In my professional role as a Health Services Manager, I am well and truly aware of the range of “formal” responses to Men’s Mental Health. As a middle aged man I’m also aware that while the various formal government, social and organisational responses are valid and valuable we must not underestimate the ways in which men, particularly groups of men, find ways to socially look after themselves without ever connecting with what would be considered an organised or formal men’s mental health program, service or activity. This is men (mates) looking after themselves while not having to admit they’re looking after themselves.
I’m talking about the natural social default mechanism for men. I’ll just call it the “Bunch of Mates”. It might be the pub on Friday night, it might be with a group of golfing mates on a Saturday morning, a group of Dads at junior sport, or, in my case, a group of mates with the common sporting interest of cycling…you get the picture.
Of course, men have always “gathered” and in doing so, engaged in casual conversation. But things are changing. It has been the case that even within these comfortable, supportive environments of the “Bunch of Mates” men have tended to maintain a wall that separated social banter from the real and difficult issues they were (and are) dealing with on a daily basis. It was as though in some ways the strength of the group has maintained the strength of the individual.
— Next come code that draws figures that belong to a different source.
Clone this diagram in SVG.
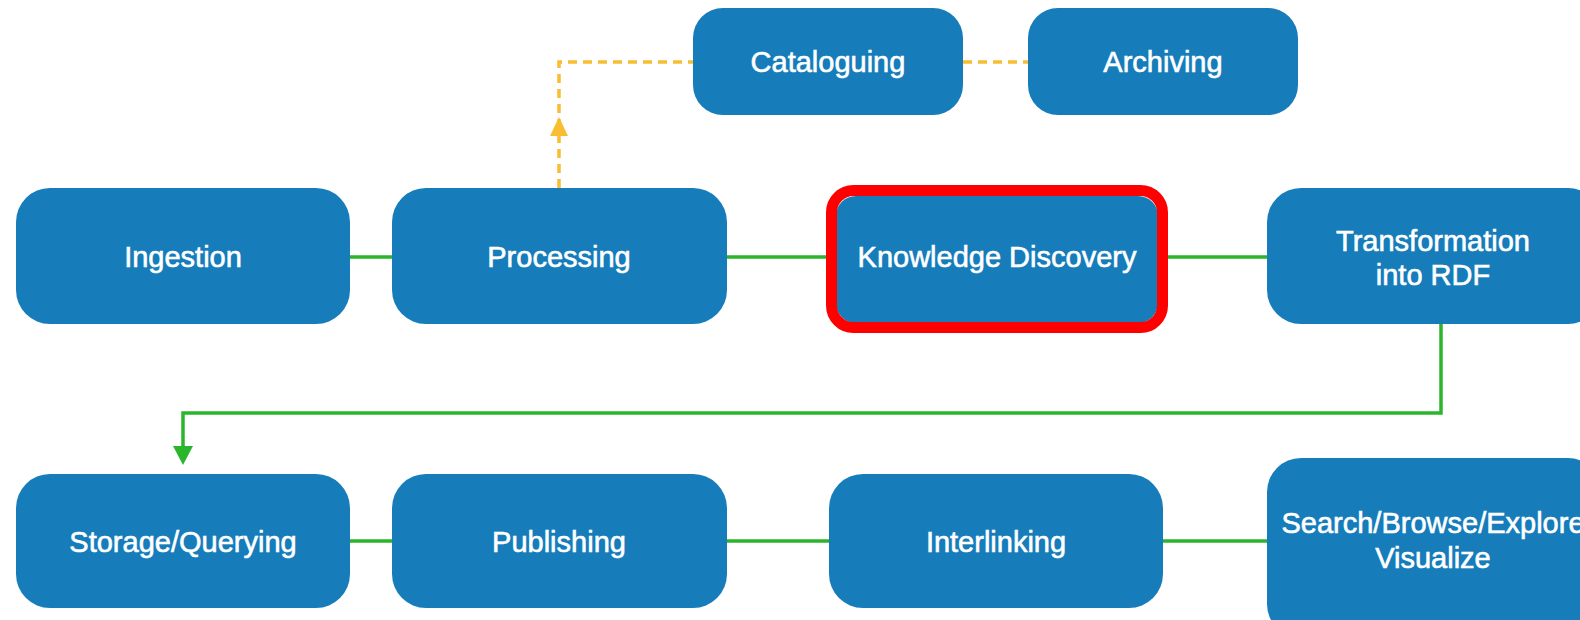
<svg xmlns="http://www.w3.org/2000/svg" width="1580" height="620" viewBox="0 0 1580 620">
  <style>
    .box { fill: #167cba; }
    .lbl { font-family: "Liberation Sans", Arial, sans-serif; font-size: 29px; fill: #ffffff; stroke: #ffffff; stroke-width: 0.6px; text-anchor: middle; }
    .flow { fill: none; stroke: #2bb52b; stroke-width: 3.5; }
    .side { fill: none; stroke: #f8bd30; stroke-width: 3.5; stroke-dasharray: 9 6; }
    .hl { fill: none; stroke: #ff0000; stroke-width: 11; }
  </style>

  <!-- connectors -->
  <g id="connectors">
    <!-- main row -->
    <line class="flow" x1="350" y1="257" x2="392" y2="257"/>
    <line class="flow" x1="727" y1="257" x2="826" y2="257"/>
    <line class="flow" x1="1168" y1="257" x2="1267" y2="257"/>
    <!-- wrap-around to second row -->
    <polyline class="flow" points="1441,324 1441,413 183,413 183,448"/>
    <polygon points="173,446 193,446 183,465" fill="#2bb52b"/>
    <!-- second row -->
    <line class="flow" x1="350" y1="541" x2="392" y2="541"/>
    <line class="flow" x1="727" y1="541" x2="829" y2="541"/>
    <line class="flow" x1="1163" y1="541" x2="1267" y2="541"/>
    <!-- side branch to cataloguing / archiving -->
    <path class="side" d="M559,188 V62 H693"/>
    <polygon points="559,117 550,136 568,136" fill="#f8bd30"/>
    <line class="side" x1="963" y1="62" x2="1028" y2="62"/>
  </g>

  <g id="cataloguing">
    <rect class="box" x="693" y="8" width="270" height="107" rx="30"/>
    <text class="lbl" x="828" y="72">Cataloguing</text>
  </g>
  <g id="archiving">
    <rect class="box" x="1028" y="8" width="270" height="107" rx="30"/>
    <text class="lbl" x="1163" y="72">Archiving</text>
  </g>

  <g id="ingestion">
    <rect class="box" x="16" y="188" width="334" height="136" rx="34"/>
    <text class="lbl" x="183" y="267">Ingestion</text>
  </g>
  <g id="processing">
    <rect class="box" x="392" y="188" width="335" height="136" rx="34"/>
    <text class="lbl" x="559" y="267">Processing</text>
  </g>
  <g id="knowledge-discovery">
    <rect class="box" x="836" y="196" width="322" height="127" rx="20"/>
    <rect class="hl" x="831.5" y="190.5" width="331" height="137" rx="22"/>
    <text class="lbl" x="997" y="267">Knowledge Discovery</text>
  </g>
  <g id="transformation">
    <rect class="box" x="1267" y="188" width="335" height="136" rx="34"/>
    <text class="lbl" x="1433" y="251">Transformation</text>
    <text class="lbl" x="1433" y="285">into RDF</text>
  </g>

  <g id="storage">
    <rect class="box" x="16" y="474" width="334" height="134" rx="34"/>
    <text class="lbl" x="183" y="552">Storage/Querying</text>
  </g>
  <g id="publishing">
    <rect class="box" x="392" y="474" width="335" height="134" rx="34"/>
    <text class="lbl" x="559" y="552">Publishing</text>
  </g>
  <g id="interlinking">
    <rect class="box" x="829" y="474" width="334" height="134" rx="34"/>
    <text class="lbl" x="996" y="552">Interlinking</text>
  </g>
  <g id="search">
    <rect class="box" x="1267" y="458" width="335" height="180" rx="34"/>
    <text class="lbl" x="1433" y="533">Search/Browse/Explore</text>
    <text class="lbl" x="1433" y="568">Visualize</text>
  </g>
</svg>
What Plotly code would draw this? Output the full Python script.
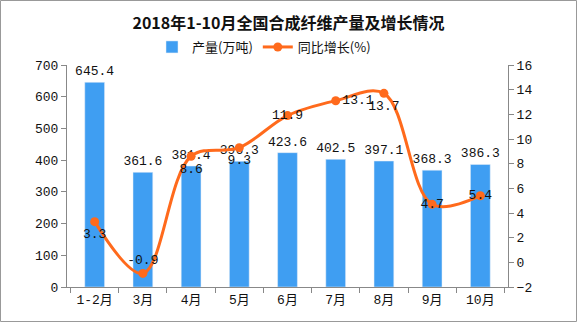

In the past men have been able to maintain a sense of ‘everything is ok’ simply by being part of a social group where all members maintained a false sense of ‘everything being ok’.
What has changed, in my own narrow experience, is the amount of public and open information and discussion of Men’s Health issues, and Men’s Mental Health in particular, has allowed us to adjust our radar and lower our guard.
It is now a more common experience for us to discuss and reveal our faults and frailties within the “Bunch of Mates” environment. Usually it is just a hint, a comment or response that opens the smallest crack of the window to the soul, enough for the “Bunch of Mates” to understand that there may be a deeper and more complex issue behind the hint. While it would be rare, and not required, for such revelations to turn into a full-on counselling session within the group it is increasingly highly likely that one or two or the individual members of the group will make contact with the story teller after the event, and in private; to reach out with that most valuable question “Are you ok?” and “if you’re not I’m here to listen…”
Further, in my experience it is exactly the time when an individual member of the “Bunch of Mates” has been having a tough time that the group responds with a subtle message of support, a message confirming the individual is valued and acknowledged, that he won’t be left alone or behind. It is though the group as a whole has an innate ability to understand and respond in a way that respects the line between support and exposing.
So, thanks to all of those formal programs aimed at reducing the stigma of Men’s Mental Health and encouraging the discussion. I think men are slowly working it out in a way that works for them and that’s got to be a good thing hey?